>> begin Data supplied

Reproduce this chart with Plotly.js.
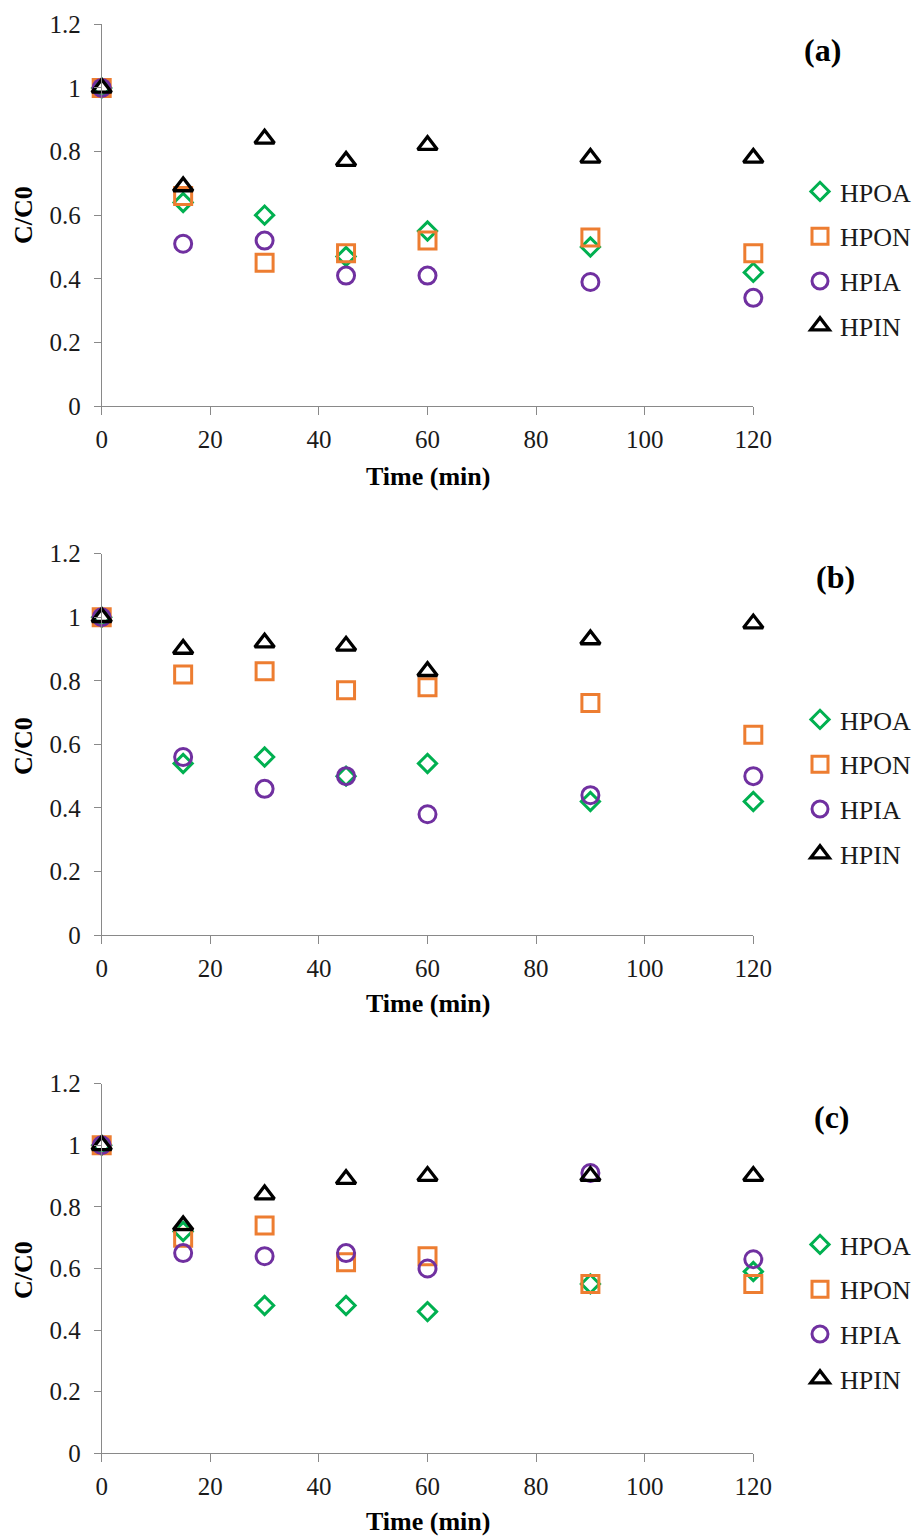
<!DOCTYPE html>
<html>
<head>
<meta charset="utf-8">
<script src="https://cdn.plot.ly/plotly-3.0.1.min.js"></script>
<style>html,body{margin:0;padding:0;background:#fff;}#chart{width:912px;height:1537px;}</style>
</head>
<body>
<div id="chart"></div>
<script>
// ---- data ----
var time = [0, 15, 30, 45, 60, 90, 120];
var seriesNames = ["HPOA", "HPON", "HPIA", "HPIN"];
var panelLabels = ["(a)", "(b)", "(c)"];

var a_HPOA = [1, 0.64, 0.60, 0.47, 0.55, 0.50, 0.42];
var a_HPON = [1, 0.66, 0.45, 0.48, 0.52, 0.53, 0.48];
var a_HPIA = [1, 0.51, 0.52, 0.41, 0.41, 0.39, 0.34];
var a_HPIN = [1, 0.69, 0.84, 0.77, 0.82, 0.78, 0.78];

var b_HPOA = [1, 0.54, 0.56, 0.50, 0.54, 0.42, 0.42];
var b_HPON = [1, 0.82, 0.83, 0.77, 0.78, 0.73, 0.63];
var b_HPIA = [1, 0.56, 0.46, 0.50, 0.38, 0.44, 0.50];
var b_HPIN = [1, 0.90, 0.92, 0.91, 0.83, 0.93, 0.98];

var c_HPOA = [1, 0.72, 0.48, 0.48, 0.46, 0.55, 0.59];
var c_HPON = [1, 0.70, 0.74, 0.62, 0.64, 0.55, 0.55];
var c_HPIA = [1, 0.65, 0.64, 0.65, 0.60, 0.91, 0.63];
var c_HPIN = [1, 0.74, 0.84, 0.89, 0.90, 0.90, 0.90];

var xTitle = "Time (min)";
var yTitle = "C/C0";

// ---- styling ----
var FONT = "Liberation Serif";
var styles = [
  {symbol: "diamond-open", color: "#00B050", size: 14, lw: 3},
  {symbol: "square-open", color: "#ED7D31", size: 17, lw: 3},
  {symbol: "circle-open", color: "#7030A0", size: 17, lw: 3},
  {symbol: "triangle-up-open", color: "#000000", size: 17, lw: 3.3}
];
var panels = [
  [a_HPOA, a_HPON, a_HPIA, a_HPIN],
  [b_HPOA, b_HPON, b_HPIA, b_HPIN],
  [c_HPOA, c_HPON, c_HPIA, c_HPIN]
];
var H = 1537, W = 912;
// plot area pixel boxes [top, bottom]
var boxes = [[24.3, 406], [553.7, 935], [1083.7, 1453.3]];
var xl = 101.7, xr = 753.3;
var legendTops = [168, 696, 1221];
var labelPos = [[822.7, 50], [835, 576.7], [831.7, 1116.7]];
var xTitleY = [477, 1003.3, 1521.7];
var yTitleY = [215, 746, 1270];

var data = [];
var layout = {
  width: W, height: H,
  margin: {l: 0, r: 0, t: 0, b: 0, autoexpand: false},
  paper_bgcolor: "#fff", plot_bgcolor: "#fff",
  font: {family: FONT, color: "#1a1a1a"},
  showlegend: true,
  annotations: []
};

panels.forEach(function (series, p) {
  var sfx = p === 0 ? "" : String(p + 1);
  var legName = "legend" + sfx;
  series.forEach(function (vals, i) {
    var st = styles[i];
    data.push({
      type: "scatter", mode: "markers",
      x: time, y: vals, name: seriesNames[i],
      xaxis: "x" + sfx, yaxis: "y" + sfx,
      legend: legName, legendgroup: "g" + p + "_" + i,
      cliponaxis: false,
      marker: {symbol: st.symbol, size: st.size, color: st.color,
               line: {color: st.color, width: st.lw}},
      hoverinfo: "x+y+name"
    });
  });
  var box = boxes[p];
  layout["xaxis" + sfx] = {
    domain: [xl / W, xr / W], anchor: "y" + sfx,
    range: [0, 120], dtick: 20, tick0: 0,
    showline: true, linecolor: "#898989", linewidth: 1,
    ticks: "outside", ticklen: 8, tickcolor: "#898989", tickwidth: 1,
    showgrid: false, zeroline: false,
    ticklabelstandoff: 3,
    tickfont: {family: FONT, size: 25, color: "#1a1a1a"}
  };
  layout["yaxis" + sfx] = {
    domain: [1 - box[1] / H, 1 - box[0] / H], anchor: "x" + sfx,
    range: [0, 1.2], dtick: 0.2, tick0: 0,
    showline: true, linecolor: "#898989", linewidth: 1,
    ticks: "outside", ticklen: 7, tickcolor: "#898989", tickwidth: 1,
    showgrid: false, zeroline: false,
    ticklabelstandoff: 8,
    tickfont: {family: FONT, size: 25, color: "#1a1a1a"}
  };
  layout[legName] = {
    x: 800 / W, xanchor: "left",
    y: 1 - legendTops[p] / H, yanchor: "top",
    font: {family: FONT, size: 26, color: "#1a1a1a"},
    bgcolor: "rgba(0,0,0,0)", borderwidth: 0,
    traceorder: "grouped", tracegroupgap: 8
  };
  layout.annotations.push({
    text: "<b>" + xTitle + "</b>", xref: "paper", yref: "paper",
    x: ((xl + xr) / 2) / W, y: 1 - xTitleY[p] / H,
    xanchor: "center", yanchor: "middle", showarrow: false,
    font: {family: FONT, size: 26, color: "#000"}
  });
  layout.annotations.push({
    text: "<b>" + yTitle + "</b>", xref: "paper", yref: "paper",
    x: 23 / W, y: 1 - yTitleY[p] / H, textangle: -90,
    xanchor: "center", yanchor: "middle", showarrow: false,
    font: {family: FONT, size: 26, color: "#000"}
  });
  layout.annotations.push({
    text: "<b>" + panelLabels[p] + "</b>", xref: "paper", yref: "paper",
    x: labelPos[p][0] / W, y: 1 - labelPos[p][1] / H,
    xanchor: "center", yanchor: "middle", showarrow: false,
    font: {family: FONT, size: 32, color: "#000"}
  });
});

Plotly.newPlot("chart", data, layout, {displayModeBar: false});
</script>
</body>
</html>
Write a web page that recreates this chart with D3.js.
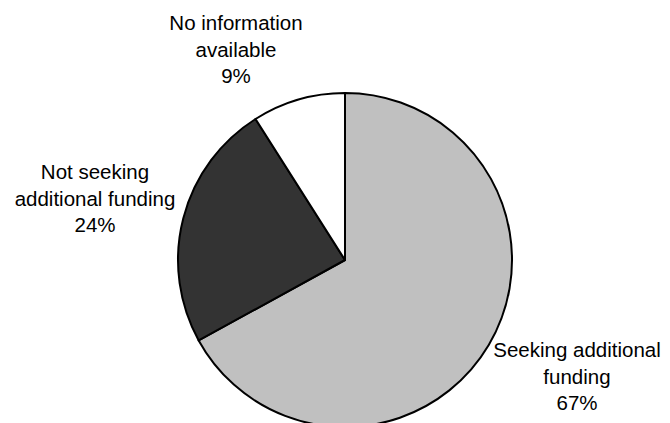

>> end Data supplied

In the material above, find the lines that contain "with" and show them.

Reproduce this chart with Plotly.js.
Write a web page that recreates this chart with D3.js.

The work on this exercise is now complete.